Ayhan “Pazar Günü hava sıcaklığı 15 derece olacak” dedi ve Dumanlıdağ’a gitmeye karar verdik. Ben Villakent’ten komşularımız Aylin ve Ali Rıza Gülbağ ile kızları Sude’yı davet ettim, Ayhan da İdadik’den ortak arkadaşımız Yusuf Genç’e haber verdi. Biraz kırıklığı olan Ayşen de bu güzel gruba katılma kararı alınca, toplam 6 kişi olduk; tabi bir de Liz!
Sabah saat 9:30 gibi Hatundere içinden, dağa doğru zirveyi karşımıza alarak yürümeye başladık. Hava hafif serin, ancak güneşli bir gün, yani yürüyüş için çok uygun. Hertaraf bahar gibi yemyeşil çimen. Gölge yerlerde kırağıların üzerinden geçtik. Liz de keyifle öne arkaya koşturuyor. Derelere çeşme yalaklarına girip serinlemeyi de ihmal etmiyor. Karşımızdaki duvar gibi Dumanlı dağ zirve konisinin üzerinde rüzgar santralları DonKişot’un dev yeldeğirmenlerini hatırlatıyor. Ancak biz bugün oralara çıkıp onlara elleşmeyeceğiz!
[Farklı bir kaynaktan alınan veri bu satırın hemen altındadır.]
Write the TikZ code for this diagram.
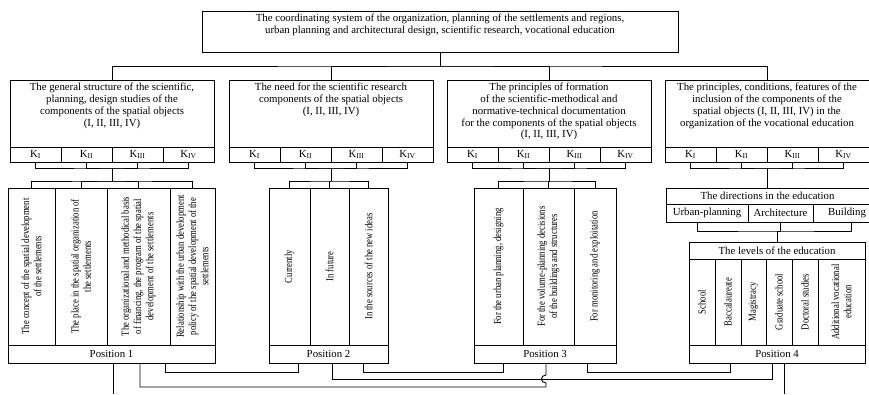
\documentclass[tikz,border=0pt]{standalone}
\usepackage{fontspec}
\setmainfont{Liberation Serif}
\newfontfamily\narrowserif[FakeStretch=0.8]{Liberation Serif}
\newcommand{\linewd}{.9pt}
\newcommand{\txtsize}{\fontsize{10.8}{11.7}\selectfont}
\newcommand{\coltxtsize}{\fontsize{10.8}{12.2}\selectfont}

\begin{document}
\begin{tikzpicture}[x=1pt,y=-1pt,
  every node/.style={font=\txtsize},
  box/.style={draw, rectangle, inner sep=2pt, line width=\linewd},
  col/.style={box, rotate=90, align=center, font=\narrowserif\coltxtsize},
  every path/.style={line width=\linewd}]

        \useasboundingbox (0,0) rectangle (869,394);

        % top
        \node (coord) at (440,31.5) [box, minimum width=476pt, minimum height=41pt] {};
        \node (coordt) at (coord.north) [below, align=center] {The coordinating system of the organization, planning of the settlements and regions,\\urban planning and architectural design, scientific research, vocational education};

        % second level
        \node (h1) at (112,113.5) [box, minimum width=204pt, minimum height=67pt] {};
        \node (h2) at (331,113.5) [box, minimum width=204pt, minimum height=67pt] {};
        \node (h3) at (549,113.5) [box, minimum width=204pt, minimum height=67pt] {};
        \node (h4) at (767,113.5) [box, minimum width=204pt, minimum height=67pt] {};
        \node (h1t) at (h1.north) [below, align=center] {The general structure of the scientific,\\planning, design studies of the\\components of the spatial objects\\(I, II, III, IV)};
        \node (h2t) at (h2.north) [below, align=center] {The need for the scientific research\\components of the spatial objects\\(I, II, III, IV)};
        \node (h3t) at (h3.north) [below, align=center] {The principles of formation\\of the scientific-methodical and\\normative-technical documentation\\for the components of the spatial objects\\(I, II, III, IV)};
        \node (h4t) at (h4.north) [below, align=center] {The principles, conditions, features of the\\inclusion of the components of the\\spatial objects (I, II, III, IV) in the\\organization of the vocational education};

        \node (k1a) at (35.5,154.5) [box, minimum width=51pt, minimum height=15pt] {K\textsubscript{I}};
        \node (k1b) at (86.5,154.5) [box, minimum width=51pt, minimum height=15pt] {K\textsubscript{II}};
        \node (k1c) at (137.5,154.5) [box, minimum width=51pt, minimum height=15pt] {K\textsubscript{III}};
        \node (k1d) at (188.5,154.5) [box, minimum width=51pt, minimum height=15pt] {K\textsubscript{IV}};
        \node (k2a) at (254.5,154.5) [box, minimum width=51pt, minimum height=15pt] {K\textsubscript{I}};
        \node (k2b) at (305.5,154.5) [box, minimum width=51pt, minimum height=15pt] {K\textsubscript{II}};
        \node (k2c) at (356.5,154.5) [box, minimum width=51pt, minimum height=15pt] {K\textsubscript{III}};
        \node (k2d) at (407.5,154.5) [box, minimum width=51pt, minimum height=15pt] {K\textsubscript{IV}};
        \node (k3a) at (472.5,154.5) [box, minimum width=51pt, minimum height=15pt] {K\textsubscript{I}};
        \node (k3b) at (523.5,154.5) [box, minimum width=51pt, minimum height=15pt] {K\textsubscript{II}};
        \node (k3c) at (574.5,154.5) [box, minimum width=51pt, minimum height=15pt] {K\textsubscript{III}};
        \node (k3d) at (625.5,154.5) [box, minimum width=51pt, minimum height=15pt] {K\textsubscript{IV}};
        \node (k4a) at (690.5,154.5) [box, minimum width=51pt, minimum height=15pt] {K\textsubscript{I}};
        \node (k4b) at (741.5,154.5) [box, minimum width=51pt, minimum height=15pt] {K\textsubscript{II}};
        \node (k4c) at (792.5,154.5) [box, minimum width=51pt, minimum height=15pt] {K\textsubscript{III}};
        \node (k4d) at (843.5,154.5) [box, minimum width=51pt, minimum height=15pt] {K\textsubscript{IV}};

        % columns
        \node (c1a) at (31.5,266.5) [col, minimum width=157pt, minimum height=47pt] {The concept of the spatial development\\of the settlements};
        \node (c1b) at (81,266.5) [col, minimum width=157pt, minimum height=52pt] {The place in the spatial organization of\\the settlements};
        \node (c1c) at (138.5,266.5) [col, minimum width=157pt, minimum height=63pt] {The organizational and methodical basis\\of financing, the program of the spatial\\development of the settlements};
        \node (c1d) at (192.5,266.5) [col, minimum width=157pt, minimum height=45pt] {Relationship with the urban development\\policy of the spatial development of the\\settlements};
        \node (c2a) at (289.5,266.5) [col, minimum width=157pt, minimum height=41pt] {Currently};
        \node (c2b) at (329.5,266.5) [col, minimum width=157pt, minimum height=39pt] {In future};
        \node (c2c) at (368.5,266.5) [col, minimum width=157pt, minimum height=39pt] {In the sources of the new ideas};
        \node (c3a) at (498.5,266.5) [col, minimum width=157pt, minimum height=49pt] {For the urban planning, designing};
        \node (c3b) at (548.5,266.5) [col, minimum width=157pt, minimum height=51pt] {For the volume-planning decisions\\of the buildings and structures};
        \node (c3c) at (595,266.5) [col, minimum width=157pt, minimum height=42pt] {For monitoring and exploitation};

        % education
        \node (dir) at (767.5,196) [box, minimum width=203pt, minimum height=16pt] {The directions in the education};
        \node (du) at (707,213) [box, minimum width=82pt, minimum height=18pt] {Urban-planning};
        \node (da) at (780.5,213) [box, minimum width=65pt, minimum height=18pt] {Architecture};
        \node (db) at (841,213) [box, minimum width=56pt, minimum height=18pt, text width=50pt, align=right] {Building};
        \node (lev) at (777,250.5) [box, minimum width=176pt, minimum height=17pt] {The levels of the education};
        \node (la) at (702,302) [col, minimum width=86pt, minimum height=26pt] {School};
        \node (lb) at (728,302) [col, minimum width=86pt, minimum height=26pt] {Baccalaureate};
        \node (lc) at (753.5,302) [col, minimum width=86pt, minimum height=25pt] {Magistracy};
        \node (ld) at (779,302) [col, minimum width=86pt, minimum height=26pt] {Graduate school};
        \node (le) at (805,302) [col, minimum width=86pt, minimum height=26pt] {Doctoral studies};
        \node (lf) at (841.5,302) [col, minimum width=86pt, minimum height=47pt] {Additional vocational\\education};

        % positions
        \node (p1) at (111.5,354) [box, minimum width=207pt, minimum height=18pt] {Position 1};
        \node (p2) at (328.5,354) [box, minimum width=119pt, minimum height=18pt] {Position 2};
        \node (p3) at (545,354) [box, minimum width=142pt, minimum height=18pt] {Position 3};
        \node (p4) at (777,354) [box, minimum width=176pt, minimum height=18pt] {Position 4};

        \coordinate (bus0) at (440,66);
        \coordinate (j1) at (112,168);
        \coordinate (j2) at (331,168);
        \coordinate (j3) at (549,168);
        \coordinate (j4) at (767,168);
        \coordinate (m1) at (112,181);
        \coordinate (m2) at (331,181);
        \coordinate (m3) at (549,181);
        \coordinate (j5) at (778,231);
        \coordinate (hop) at (546,379);
        \coordinate (out1) at (113,394);
        \coordinate (out4) at (784,394);

        \draw (coord.south) -- (bus0);
        \draw (h1.north) |- (bus0) -| (h4.north);
        \draw (h2.north) |- (bus0) -| (h3.north);

        \draw (k1a.south) |- (j1) -| (k1d.south);
        \draw (k1b.south) |- (j1) -| (k1c.south);
        \draw (j1) -- (m1);
        \draw (c1a.east) |- (m1) -| (c1d.east);
        \draw (c1b.east) |- (m1) -| (c1c.east);

        \draw (k2a.south) |- (j2) -| (k2d.south);
        \draw (k2b.south) |- (j2) -| (k2c.south);
        \draw (j2) -- (m2);
        \draw (c2a.east) |- (m2) -| (c2c.east);
        \draw (c2b.east) |- (m2);

        \draw (k3a.south) |- (j3) -| (k3d.south);
        \draw (k3b.south) |- (j3) -| (k3c.south);
        \draw (j3) -- (m3);
        \draw (c3a.east) |- (m3) -| (c3c.east);
        \draw (c3b.east) |- (m3);

        \draw (k4a.south) |- (j4) -| (k4d.south);
        \draw (k4b.south) |- (j4) -| (k4c.south);
        \draw (dir.north) |- (j4);

        \draw ([xshift=-10pt]du.south) |- (j5) -| ([xshift=10pt]db.south);
        \draw (da.south) |- (j5);
        \draw (lev.north) |- (j5);

        \draw ([xshift=1.5pt]p1.south) -- (out1);
        \draw ([xshift=53.5pt]p1.south) -- ++(0,9) -| ([xshift=-30.5pt]p2.south);
        \draw ([xshift=34.5pt]p2.south) -- ++(0,9) -| ([xshift=-42pt]p3.south);
        \draw ([xshift=42pt]p3.south) -- ++(0,9) -| ([xshift=-47pt]p4.south);
        \draw ([xshift=3.5pt]p2.south) -- ++(0,16) -| ([xshift=-5pt]p4.south);
        \draw ([xshift=1pt]p3.south) -- ([yshift=4pt]hop) .. controls +(-6,0) and +(-6,0) .. ([yshift=-4pt]hop) -- ++(0,4) -| ([xshift=28.5pt]p1.south);
        \draw ([xshift=7pt]p4.south) -- (out4);

\end{tikzpicture}
\end{document}
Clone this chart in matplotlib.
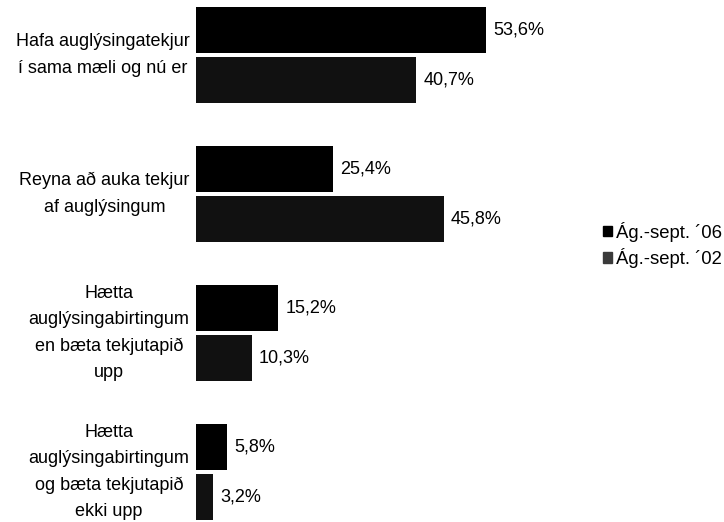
import matplotlib
matplotlib.use("Agg")
import matplotlib.pyplot as plt
from matplotlib.patches import Patch

categories = [
    "Hafa auglýsingatekjur\ní sama mæli og nú er",
    "Reyna að auka tekjur\naf auglýsingum",
    "Hætta\nauglýsingabirtingum\nen bæta tekjutapið\nupp",
    "Hætta\nauglýsingabirtingum\nog bæta tekjutapið\nekki upp",
]
series_names = ["Ág.-sept. ´06", "Ág.-sept. ´02"]
values_06 = [53.6, 25.4, 15.2, 5.8]
values_02 = [40.7, 45.8, 10.3, 3.2]

plt.rcParams['font.family'] = ['Liberation Sans', 'DejaVu Sans']

fig = plt.figure(figsize=(7.24, 5.22), dpi=100)
ax = fig.add_axes([196/724, 0.0, 1 - 196/724, 1.0])

bh = 0.33
off = 0.18
ys = list(range(len(categories)))
ax.barh([y - off for y in ys], values_06, height=bh, color="#000000", align="center")
ax.barh([y + off for y in ys], values_02, height=bh, color="#111111", align="center")

fs = 13
for y, v in zip(ys, values_06):
    ax.text(v + 1.3, y - off, f"{v:.1f}".replace(".", ",") + "%", va="center", ha="left", fontsize=fs)
for y, v in zip(ys, values_02):
    ax.text(v + 1.3, y + off, f"{v:.1f}".replace(".", ",") + "%", va="center", ha="left", fontsize=fs)

for y, lab in zip(ys, categories):
    ax.text(-1.2, y, lab, ha="right", va="center", multialignment="center",
            fontsize=fs, linespacing=1.72)

ax.set_xlim(0, 528/5.41)
ax.set_ylim(3.36, -0.396)
ax.axis("off")

handles = [Patch(color="#000000"), Patch(color="#3a3a3a")]
fig.legend(handles, series_names, loc="center left", bbox_to_anchor=(0.8325, 0.531),
           frameon=False, fontsize=13.3, handlelength=0.5, handleheight=0.5,
           handletextpad=0.2, labelspacing=0.35, borderaxespad=0, borderpad=0)

fig.savefig("out.png", dpi=100)
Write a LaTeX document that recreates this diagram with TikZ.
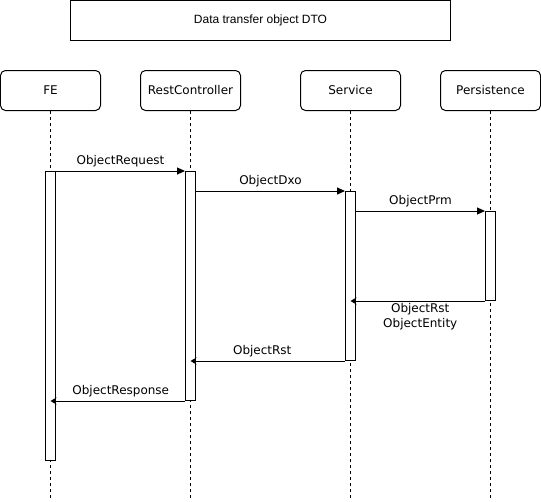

Belli bir tempo ile sohbet muhabbet molasız yaklaşık 2.5 saat kadar yürüyerek yükseldikten sonra, minik bir çeşme başında mola verdik. Ayhan hemen ateş yaktı ve biz sofrayı hazırlayıncaya kadar hamsileri pişirdi. Bu güzel ziyafet ilk defa doğa yürüyüşüne katılan Villakentli komşularımıza da hoş bir sürpriz oldu.
Yemek molasında 2 saat kadar dinlendikten sonra geldiğimiz yoldan Hatundere’ye indik. İniş de yaklaşık 2 saat kadar sürünce toplam 4.5 saatlik bir etkinlik yapmış olduk.
Bu güzel etkinlikte çektiğim fotoğraflara, Ayhan Yörük’ün paylaştıklarını da ekleyerek aşağıdaki albümü hazırladım.
Not: Aşağıdaki fotoğrafları, herhangi birine tıklayıp, açılan penceredeki veya klavyeniz üzerindeki ok işaretleri yönünde izleyebilirsiniz.
Şinasi Hocam,
Hamsi bahane. Dostlarla beraber doğada olmak ise şahane. Sanıyorum Sude kızımız için ömrü boyunca unutamayacağı güzel bir gün oldu.